Mit Spannung wurde in Budapest am Dienstag das Auftreten von Ungarns Premier Viktor Orban auf der politischen Bühne mit seinem russischen Gast beobachtet. Anders als sonst stand vor der versammelten Presse in Budapest nicht Wladimir Putin im Mittelpunkt des Interesses. Nein, die Beobachter hingen allesamt an den Lippen Orbans und wie er das EU- und NATO-Land gegenüber Russland positionierte.

Doch zunächst lenkte Putin das Thema auf die Ukraine. Dann betonte der rechtskonservative Orban die gute wirtschaftliche Zusammenarbeit mit Russland. „Die Sanktionen gegen Russland sind schädlich, aber ich respektiere sie“, sagte er. Die Einladung des Kremlchefs nach Ungarn – dem zweiten EU-Staat nach Österreich seit der russischen Eroberung der Krim – hatte auf dem europäischen Parkett jedenfalls für Murren gesorgt.

Großer Hofstaat

Daher bemühten sich die Diplomaten in Budapest, Putins Kommen als reinen Arbeitsbesuch herunterzuspielen. Dafür war der Aufwand aber beachtlich. Der russische Präsident kam mit großem Hofstaat nach Budapest. Insgesamt gleich acht Verkehrsflugzeuge, darunter drei Präsidentenmaschinen vom Typ Iljuschin IL-96, zählte am Dienstag das Internet-Portal nol.hu unter Berufung auf Informationen des Flughafens Ferihegy. Eine Iljuschin IL-76 mit gepanzerten Autos für Putin und seine engsten Mitarbeiter war bereits am Vortag gelandet. In Putins Gefolge: Außenminister Sergej Lawrow, Energieminister Alexander Nowak, Gazprom-Chef Alexej Miller, Rosatom-Chef Sergej Kirijenko. Damit war klar, worum sich die Gespräche vor allem drehten: Ungarns Energieversorgung.

Allen voran ging es um die russischen Gaslieferungen, die 80 Prozent von Ungarns Bedarf abdecken.

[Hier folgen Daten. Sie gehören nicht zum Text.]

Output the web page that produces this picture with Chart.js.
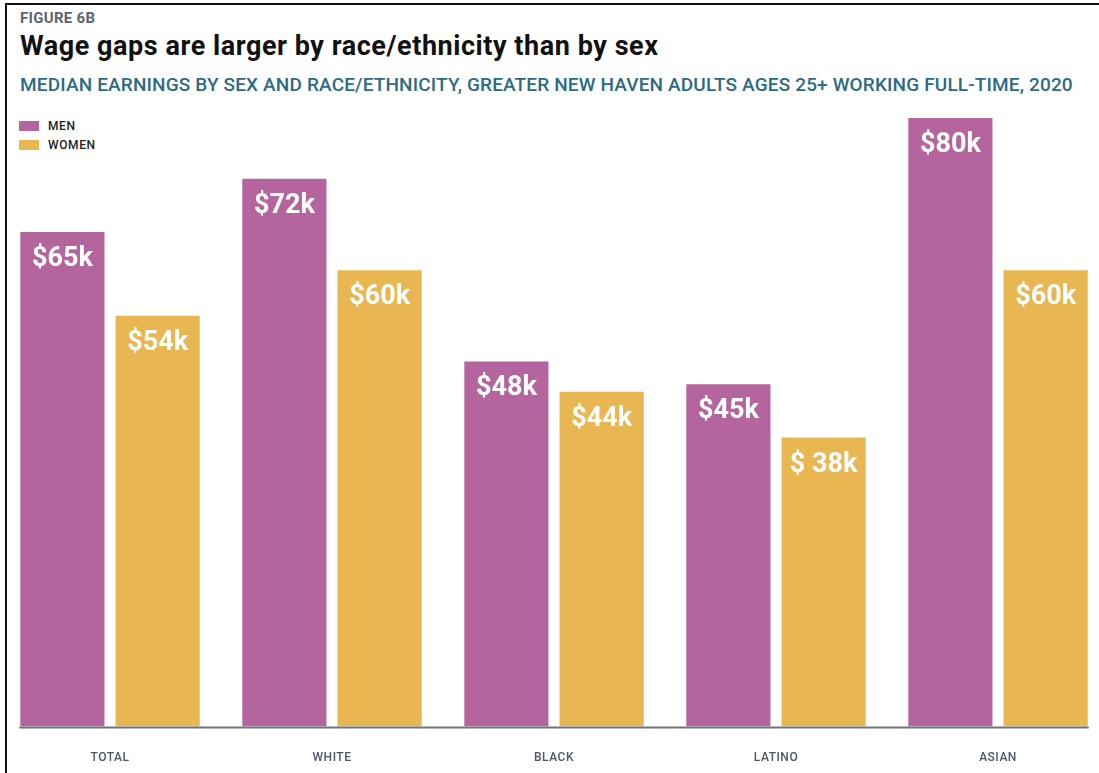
<!DOCTYPE html>
<html>
<head>
<meta charset="utf-8">
<script src="https://cdn.jsdelivr.net/npm/chart.js@4.4.1/dist/chart.umd.min.js"></script>
<style>
  html, body { margin: 0; padding: 0; background: #fff; }
  body { width: 1099px; height: 773px; position: relative; overflow: hidden; }
  .frame { position: absolute; left: 5px; top: 3px; right: 0; bottom: 0;
           border-top: 2px solid #111; border-left: 2px solid #111; pointer-events: none; }
  .fig { position: absolute; left: 20px; top: 11px; font: 700 15px/1 Roboto; color: #5b6570; letter-spacing: 0.3px; }
  .title { position: absolute; left: 20px; top: 33px; font: 700 27px/1 Roboto; color: #111; letter-spacing: 0.55px; white-space: nowrap; }
  .subtitle { position: absolute; left: 20px; top: 74.5px; font: 500 19px/1 Roboto; color: #2d6b85; letter-spacing: 0.15px; white-space: nowrap; }
  #legend { position: absolute; left: 19px; top: 120px; }
  .item { position: relative; height: 19px; }
  .swatch { position: absolute; left: 0; top: 1px; width: 20px; height: 10px; }
  .item span { position: absolute; left: 29px; top: 0; font: 500 12px/1 Roboto; color: #222; letter-spacing: 0.6px; }
  #chart { position: absolute; left: -1px; top: 100px; }
</style>
</head>
<body>
<div class="fig">FIGURE 6B</div>
<div class="title">Wage gaps are larger by race/ethnicity than by sex</div>
<div class="subtitle">MEDIAN EARNINGS BY SEX AND RACE/ETHNICITY, GREATER NEW HAVEN ADULTS AGES 25+ WORKING FULL-TIME, 2020</div>
<div id="legend"></div>
<canvas id="chart" width="1110" height="689"></canvas>
<div class="frame"></div>
<script>
const categories = ['TOTAL', 'WHITE', 'BLACK', 'LATINO', 'ASIAN'];
const seriesNames = ['MEN', 'WOMEN'];
const menValues = [65, 72, 48, 45, 80];
const womenValues = [54, 60, 44, 38, 60];
const menLabels = ['$65k', '$72k', '$48k', '$45k', '$80k'];
const womenLabels = ['$54k', '$60k', '$44k', '$ 38k', '$60k'];

// white value text near the top of each bar
const barLabels = {
  id: 'barLabels',
  afterDatasetsDraw(chart) {
    const ctx = chart.ctx;
    ctx.save();
    ctx.letterSpacing = '0px';
    ctx.font = '700 27px Roboto';
    ctx.fillStyle = '#fff';
    ctx.textAlign = 'center';
    ctx.textBaseline = 'alphabetic';
    chart.data.datasets.forEach((ds, i) => {
      chart.getDatasetMeta(i).data.forEach((bar, j) => {
        ctx.fillText(ds.valueLabels[j], bar.x, bar.y + 34);
      });
    });
    ctx.restore();
  }
};

// grey base line only under the bars
const baseLine = {
  id: 'baseLine',
  afterDatasetsDraw(chart) {
    const ctx = chart.ctx;
    const first = chart.getDatasetMeta(0).data[0];
    const lastBars = chart.getDatasetMeta(chart.data.datasets.length - 1).data;
    const last = lastBars[lastBars.length - 1];
    const y = chart.scales.y.getPixelForValue(0) + 1;
    ctx.save();
    ctx.strokeStyle = '#6f7580';
    ctx.lineWidth = 2;
    ctx.beginPath();
    ctx.moveTo(first.x - first.width / 2 - 1, y);
    ctx.lineTo(last.x + last.width / 2 + 1, y);
    ctx.stroke();
    ctx.restore();
  }
};

const spacing = {
  id: 'spacing',
  beforeDraw(chart) { chart.ctx.letterSpacing = '0.5px'; }
};

const chart = new Chart(document.getElementById('chart'), {
  type: 'bar',
  data: {
    labels: categories,
    datasets: [
      { label: seriesNames[0], data: menValues, valueLabels: menLabels,
        backgroundColor: '#b5659e', barPercentage: 0.884, categoryPercentage: 0.858 },
      { label: seriesNames[1], data: womenValues, valueLabels: womenLabels,
        backgroundColor: '#e9b752', barPercentage: 0.884, categoryPercentage: 0.858 }
    ]
  },
  options: {
    responsive: false,
    animation: false,
    layout: { padding: { top: 18, bottom: 8, left: 0, right: 0 } },
    plugins: { legend: { display: false }, tooltip: { enabled: false } },
    scales: {
      x: {
        grid: { display: false },
        border: { display: false },
        ticks: { color: '#4f5761', padding: 16, maxRotation: 0,
                 font: { family: 'Roboto', size: 12, weight: '500' } }
      },
      y: { display: false, min: 0, max: 80 }
    }
  },
  plugins: [spacing, baseLine, barLabels]
});

const legend = document.getElementById('legend');
chart.data.datasets.forEach(ds => {
  const item = document.createElement('div');
  item.className = 'item';
  item.innerHTML = '<div class="swatch" style="background:' + ds.backgroundColor + '"></div><span>' + ds.label + '</span>';
  legend.appendChild(item);
});
</script>
</body>
</html>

Der Vertrag mit Gazprom läuft mit Jahresende aus. Orban strebte einen neuen, günstigeren Vertrag an. Ungarische und russische Regierungsvertreter unterzeichneten fünf bilaterale Abkommen – ein neuer Gasliefervertrag war allerdings nicht darunter. Vielmehr werde der gegenwärtige, heuer auslaufende Vertrag praktisch verlängert, erklärten Orban und Putin.

Orban hatte eine Art Stundung erreichen wollen: Denn die Ungarn haben weit weniger Gas verbraucht als vereinbart, müssen aber die volle Menge bezahlen. Einem Insider zufolge würden bei Vertragsablauf satte 2,7 Milliarden Euro fällig, die das Budgetziel unter drei Prozent des BIP gefährden würden. Nunmehr einigte man sich offenbar darauf, dass Ungarn noch auf Lieferungen aus diesem Vertrag zurückgreifen kann, die es noch nicht in Anspruch genommen hat.

Geheime Dokumente

Finanziell kommt Orban dabei auch der bereits zugesagte russische Kredit über zehn Milliarden Euro entgegen – so er nicht ausschließlich für den vereinbarten Ausbau des AKW Paks genutzt werden muss. Darüber wird in der EU heftig spekuliert. Putin hätte den EU-Staat damit wohl am finanziellen Gängelband. Bedenklich stimmt dabei auch ein Gesetzesvorhaben von Ungarns Regierung, das heute, Mittwoch, vom Parlament abgesegnet werden soll. Damit sollen alle Paks-Dokumente für 15 Jahre geheim bleiben.

Orban setzt alles auf eine Karte. Denn sein Credo lautet, ohne günstige Energie und ohne Abbau der Sozialleistungen kann Ungarn, kann auch Europa im globalen Wettbewerb nicht bestehen. Faktum ist, dass die Wähler Orban bei den letzten Wahlen für die niedrigeren Energierechnungen belohnten.